### Data records
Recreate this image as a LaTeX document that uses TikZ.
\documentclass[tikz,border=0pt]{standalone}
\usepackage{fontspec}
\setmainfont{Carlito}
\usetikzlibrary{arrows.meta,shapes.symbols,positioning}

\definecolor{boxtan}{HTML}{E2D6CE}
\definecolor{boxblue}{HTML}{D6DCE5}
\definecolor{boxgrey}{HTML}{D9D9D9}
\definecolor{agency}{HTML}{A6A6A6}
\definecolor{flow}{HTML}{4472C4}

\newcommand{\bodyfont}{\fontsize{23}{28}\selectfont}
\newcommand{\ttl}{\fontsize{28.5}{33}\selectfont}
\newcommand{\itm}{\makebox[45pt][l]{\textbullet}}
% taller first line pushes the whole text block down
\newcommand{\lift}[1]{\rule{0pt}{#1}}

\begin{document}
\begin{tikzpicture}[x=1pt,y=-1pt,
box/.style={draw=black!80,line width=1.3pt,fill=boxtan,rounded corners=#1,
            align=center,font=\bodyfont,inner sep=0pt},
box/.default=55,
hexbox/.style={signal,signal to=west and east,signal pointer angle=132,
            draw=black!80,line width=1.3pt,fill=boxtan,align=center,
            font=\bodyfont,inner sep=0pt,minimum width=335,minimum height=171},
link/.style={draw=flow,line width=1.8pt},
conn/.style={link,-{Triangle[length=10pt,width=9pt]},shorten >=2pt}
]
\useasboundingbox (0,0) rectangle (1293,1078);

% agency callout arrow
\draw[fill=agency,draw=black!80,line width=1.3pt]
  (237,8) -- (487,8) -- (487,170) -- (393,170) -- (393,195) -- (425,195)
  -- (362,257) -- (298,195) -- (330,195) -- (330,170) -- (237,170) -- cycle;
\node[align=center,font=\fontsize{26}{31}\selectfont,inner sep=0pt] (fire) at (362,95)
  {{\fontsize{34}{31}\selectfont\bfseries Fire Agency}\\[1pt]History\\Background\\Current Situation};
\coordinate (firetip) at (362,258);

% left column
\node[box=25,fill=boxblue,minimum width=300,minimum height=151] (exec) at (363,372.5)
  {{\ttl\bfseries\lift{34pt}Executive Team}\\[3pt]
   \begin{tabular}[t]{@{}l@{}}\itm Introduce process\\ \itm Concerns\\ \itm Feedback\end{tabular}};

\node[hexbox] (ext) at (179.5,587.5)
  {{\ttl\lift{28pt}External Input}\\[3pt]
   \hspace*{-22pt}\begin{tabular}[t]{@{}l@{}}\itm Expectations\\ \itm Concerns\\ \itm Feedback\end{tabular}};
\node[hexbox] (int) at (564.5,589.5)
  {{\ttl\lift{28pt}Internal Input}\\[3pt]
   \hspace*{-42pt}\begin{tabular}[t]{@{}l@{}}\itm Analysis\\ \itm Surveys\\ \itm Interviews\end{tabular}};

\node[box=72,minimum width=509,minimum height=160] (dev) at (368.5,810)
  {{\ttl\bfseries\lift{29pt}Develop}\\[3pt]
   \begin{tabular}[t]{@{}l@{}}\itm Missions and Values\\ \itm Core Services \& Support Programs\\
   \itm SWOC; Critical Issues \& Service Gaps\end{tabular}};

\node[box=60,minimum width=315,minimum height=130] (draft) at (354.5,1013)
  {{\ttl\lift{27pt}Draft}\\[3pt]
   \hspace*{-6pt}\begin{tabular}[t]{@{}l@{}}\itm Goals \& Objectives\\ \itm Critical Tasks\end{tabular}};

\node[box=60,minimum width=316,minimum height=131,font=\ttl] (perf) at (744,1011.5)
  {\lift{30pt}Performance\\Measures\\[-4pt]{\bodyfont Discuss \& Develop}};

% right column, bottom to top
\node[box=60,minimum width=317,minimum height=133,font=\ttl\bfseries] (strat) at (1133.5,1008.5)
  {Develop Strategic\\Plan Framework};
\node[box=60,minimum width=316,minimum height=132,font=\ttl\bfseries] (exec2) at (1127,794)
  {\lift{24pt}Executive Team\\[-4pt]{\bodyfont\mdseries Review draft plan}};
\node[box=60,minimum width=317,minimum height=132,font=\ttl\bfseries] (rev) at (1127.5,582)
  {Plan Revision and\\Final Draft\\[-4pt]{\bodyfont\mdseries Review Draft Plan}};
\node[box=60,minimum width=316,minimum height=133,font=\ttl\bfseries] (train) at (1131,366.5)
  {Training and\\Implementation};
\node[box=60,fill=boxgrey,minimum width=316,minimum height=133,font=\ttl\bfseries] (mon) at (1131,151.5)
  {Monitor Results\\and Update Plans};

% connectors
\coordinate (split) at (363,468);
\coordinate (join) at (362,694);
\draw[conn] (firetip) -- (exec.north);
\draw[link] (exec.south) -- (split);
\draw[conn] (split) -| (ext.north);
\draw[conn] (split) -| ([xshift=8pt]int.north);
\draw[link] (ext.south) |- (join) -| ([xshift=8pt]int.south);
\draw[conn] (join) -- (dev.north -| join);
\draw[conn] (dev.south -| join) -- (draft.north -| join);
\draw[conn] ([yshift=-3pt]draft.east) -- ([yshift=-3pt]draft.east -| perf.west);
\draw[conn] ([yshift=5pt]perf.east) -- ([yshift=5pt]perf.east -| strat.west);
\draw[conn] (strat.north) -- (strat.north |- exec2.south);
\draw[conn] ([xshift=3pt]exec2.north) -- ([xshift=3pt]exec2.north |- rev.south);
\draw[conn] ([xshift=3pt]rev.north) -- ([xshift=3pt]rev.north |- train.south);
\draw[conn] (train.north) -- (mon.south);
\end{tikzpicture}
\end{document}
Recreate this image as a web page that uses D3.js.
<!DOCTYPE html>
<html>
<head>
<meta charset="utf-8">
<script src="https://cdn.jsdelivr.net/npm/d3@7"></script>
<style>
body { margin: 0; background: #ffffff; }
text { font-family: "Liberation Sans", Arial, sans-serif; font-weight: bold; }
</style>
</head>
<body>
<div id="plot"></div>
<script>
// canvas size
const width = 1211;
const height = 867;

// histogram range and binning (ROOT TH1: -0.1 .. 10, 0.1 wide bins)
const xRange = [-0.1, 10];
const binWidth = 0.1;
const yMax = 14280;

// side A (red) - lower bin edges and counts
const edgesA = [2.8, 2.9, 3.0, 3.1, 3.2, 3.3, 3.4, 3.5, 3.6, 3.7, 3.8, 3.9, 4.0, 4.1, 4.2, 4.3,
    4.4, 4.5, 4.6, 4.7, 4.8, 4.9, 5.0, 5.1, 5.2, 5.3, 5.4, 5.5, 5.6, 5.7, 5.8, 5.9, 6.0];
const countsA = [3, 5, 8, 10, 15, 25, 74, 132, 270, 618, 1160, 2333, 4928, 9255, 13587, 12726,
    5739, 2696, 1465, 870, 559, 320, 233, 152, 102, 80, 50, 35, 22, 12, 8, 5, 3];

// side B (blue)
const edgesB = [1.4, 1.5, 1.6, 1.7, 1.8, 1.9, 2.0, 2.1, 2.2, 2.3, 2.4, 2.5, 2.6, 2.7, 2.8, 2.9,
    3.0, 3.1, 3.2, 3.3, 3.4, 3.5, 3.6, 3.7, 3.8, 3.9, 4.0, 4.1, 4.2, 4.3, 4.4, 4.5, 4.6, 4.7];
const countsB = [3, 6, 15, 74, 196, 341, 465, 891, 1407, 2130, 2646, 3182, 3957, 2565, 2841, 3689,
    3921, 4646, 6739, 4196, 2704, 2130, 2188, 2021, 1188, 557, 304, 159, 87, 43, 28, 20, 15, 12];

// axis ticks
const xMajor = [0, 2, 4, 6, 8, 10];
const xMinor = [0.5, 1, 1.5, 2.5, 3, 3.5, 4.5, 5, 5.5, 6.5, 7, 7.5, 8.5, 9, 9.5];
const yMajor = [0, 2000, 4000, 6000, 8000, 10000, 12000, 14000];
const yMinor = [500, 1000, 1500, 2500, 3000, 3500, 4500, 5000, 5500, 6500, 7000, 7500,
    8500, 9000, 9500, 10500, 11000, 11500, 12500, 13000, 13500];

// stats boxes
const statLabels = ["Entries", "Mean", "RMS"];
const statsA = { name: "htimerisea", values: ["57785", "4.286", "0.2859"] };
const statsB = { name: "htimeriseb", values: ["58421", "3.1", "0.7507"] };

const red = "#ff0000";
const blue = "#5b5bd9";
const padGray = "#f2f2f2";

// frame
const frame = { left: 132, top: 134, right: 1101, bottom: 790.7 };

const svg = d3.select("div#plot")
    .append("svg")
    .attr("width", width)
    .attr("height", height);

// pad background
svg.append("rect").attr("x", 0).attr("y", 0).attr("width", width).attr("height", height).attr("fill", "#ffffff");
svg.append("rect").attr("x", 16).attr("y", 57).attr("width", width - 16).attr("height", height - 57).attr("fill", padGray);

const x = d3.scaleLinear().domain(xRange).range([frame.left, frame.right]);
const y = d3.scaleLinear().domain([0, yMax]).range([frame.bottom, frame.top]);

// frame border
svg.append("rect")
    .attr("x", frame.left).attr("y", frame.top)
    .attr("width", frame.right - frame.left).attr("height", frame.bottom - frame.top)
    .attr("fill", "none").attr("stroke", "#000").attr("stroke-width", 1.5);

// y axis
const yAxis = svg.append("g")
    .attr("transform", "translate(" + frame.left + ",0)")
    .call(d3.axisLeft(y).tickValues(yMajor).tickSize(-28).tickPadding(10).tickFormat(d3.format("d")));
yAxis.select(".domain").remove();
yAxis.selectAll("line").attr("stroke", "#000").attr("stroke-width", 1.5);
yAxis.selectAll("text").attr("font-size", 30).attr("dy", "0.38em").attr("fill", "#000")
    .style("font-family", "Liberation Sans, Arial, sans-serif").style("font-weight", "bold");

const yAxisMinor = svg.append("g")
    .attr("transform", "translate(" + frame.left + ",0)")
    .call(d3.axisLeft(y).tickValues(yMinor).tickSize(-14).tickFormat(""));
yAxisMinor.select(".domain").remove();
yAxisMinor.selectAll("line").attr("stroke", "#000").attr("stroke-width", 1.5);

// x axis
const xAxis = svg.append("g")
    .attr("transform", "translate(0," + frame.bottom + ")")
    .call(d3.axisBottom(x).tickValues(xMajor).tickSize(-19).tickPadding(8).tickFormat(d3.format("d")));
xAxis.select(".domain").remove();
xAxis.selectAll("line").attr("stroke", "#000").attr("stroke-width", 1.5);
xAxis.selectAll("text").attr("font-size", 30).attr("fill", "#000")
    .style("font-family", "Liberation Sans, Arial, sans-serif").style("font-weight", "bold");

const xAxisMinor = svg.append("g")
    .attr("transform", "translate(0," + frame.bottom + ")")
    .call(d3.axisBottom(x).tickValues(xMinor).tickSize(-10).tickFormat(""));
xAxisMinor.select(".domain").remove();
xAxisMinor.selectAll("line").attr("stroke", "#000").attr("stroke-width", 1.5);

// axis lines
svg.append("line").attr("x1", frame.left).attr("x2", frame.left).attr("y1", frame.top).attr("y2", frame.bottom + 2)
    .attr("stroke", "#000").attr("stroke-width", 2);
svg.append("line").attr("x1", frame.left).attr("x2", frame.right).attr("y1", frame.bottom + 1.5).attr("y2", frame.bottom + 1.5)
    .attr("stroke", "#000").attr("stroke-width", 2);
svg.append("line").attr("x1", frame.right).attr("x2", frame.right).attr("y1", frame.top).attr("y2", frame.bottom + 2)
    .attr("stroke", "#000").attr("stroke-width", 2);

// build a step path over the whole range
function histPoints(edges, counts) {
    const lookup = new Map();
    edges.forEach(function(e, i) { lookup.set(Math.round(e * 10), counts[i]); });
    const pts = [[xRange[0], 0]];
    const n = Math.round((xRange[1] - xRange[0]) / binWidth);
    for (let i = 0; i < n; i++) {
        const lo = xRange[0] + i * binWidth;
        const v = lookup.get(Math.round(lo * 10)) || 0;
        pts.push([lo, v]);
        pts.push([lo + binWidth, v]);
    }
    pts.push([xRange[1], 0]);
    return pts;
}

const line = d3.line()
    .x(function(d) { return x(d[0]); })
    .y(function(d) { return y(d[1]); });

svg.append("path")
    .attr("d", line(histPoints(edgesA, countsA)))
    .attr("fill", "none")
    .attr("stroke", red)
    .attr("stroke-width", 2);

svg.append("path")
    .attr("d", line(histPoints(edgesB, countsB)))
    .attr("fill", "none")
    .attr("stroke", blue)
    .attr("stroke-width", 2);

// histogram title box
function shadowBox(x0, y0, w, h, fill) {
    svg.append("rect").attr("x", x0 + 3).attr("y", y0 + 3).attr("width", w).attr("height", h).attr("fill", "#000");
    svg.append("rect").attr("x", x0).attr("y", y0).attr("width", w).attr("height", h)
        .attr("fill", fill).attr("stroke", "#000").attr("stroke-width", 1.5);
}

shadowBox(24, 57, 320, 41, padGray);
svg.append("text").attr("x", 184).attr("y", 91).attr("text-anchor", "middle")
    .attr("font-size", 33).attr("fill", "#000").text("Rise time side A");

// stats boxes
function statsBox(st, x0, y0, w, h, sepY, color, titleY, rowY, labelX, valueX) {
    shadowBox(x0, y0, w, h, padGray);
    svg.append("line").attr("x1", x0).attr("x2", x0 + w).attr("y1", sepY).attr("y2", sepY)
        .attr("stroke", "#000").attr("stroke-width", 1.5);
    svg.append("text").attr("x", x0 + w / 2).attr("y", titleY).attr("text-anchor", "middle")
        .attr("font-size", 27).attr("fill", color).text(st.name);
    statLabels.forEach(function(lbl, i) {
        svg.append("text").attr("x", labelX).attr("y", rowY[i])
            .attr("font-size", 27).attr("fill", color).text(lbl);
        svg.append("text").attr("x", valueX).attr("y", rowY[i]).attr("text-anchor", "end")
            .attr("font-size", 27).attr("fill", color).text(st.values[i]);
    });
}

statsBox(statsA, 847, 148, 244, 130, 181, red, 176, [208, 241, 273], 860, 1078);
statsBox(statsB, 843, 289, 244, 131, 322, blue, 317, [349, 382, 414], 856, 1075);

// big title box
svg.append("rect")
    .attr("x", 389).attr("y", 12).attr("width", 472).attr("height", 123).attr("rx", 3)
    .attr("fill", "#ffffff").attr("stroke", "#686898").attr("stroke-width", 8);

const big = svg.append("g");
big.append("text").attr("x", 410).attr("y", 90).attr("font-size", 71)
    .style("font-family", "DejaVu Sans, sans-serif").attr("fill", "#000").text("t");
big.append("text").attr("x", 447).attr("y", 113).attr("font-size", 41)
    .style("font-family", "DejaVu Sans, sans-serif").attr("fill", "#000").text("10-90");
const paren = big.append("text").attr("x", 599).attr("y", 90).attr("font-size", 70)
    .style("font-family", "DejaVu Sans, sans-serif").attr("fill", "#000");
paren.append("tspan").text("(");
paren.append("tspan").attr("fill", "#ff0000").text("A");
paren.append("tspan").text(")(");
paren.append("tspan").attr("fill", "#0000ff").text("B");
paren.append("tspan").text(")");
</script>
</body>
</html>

### Exercise
Write out only the lines that run from the line containing "Recreate this image as a web" through the line containing "12, 8, 5, 3];", both included, exactly as they appear above.

### Solution to the problem
Recreate this image as a web page that uses D3.js.
<!DOCTYPE html>
<html>
<head>
<meta charset="utf-8">
<script src="https://cdn.jsdelivr.net/npm/d3@7"></script>
<style>
body { margin: 0; background: #ffffff; }
text { font-family: "Liberation Sans", Arial, sans-serif; font-weight: bold; }
</style>
</head>
<body>
<div id="plot"></div>
<script>
// canvas size
const width = 1211;
const height = 867;

// histogram range and binning (ROOT TH1: -0.1 .. 10, 0.1 wide bins)
const xRange = [-0.1, 10];
const binWidth = 0.1;
const yMax = 14280;

// side A (red) - lower bin edges and counts
const edgesA = [2.8, 2.9, 3.0, 3.1, 3.2, 3.3, 3.4, 3.5, 3.6, 3.7, 3.8, 3.9, 4.0, 4.1, 4.2, 4.3,
    4.4, 4.5, 4.6, 4.7, 4.8, 4.9, 5.0, 5.1, 5.2, 5.3, 5.4, 5.5, 5.6, 5.7, 5.8, 5.9, 6.0];
const countsA = [3, 5, 8, 10, 15, 25, 74, 132, 270, 618, 1160, 2333, 4928, 9255, 13587, 12726,
    5739, 2696, 1465, 870, 559, 320, 233, 152, 102, 80, 50, 35, 22, 12, 8, 5, 3];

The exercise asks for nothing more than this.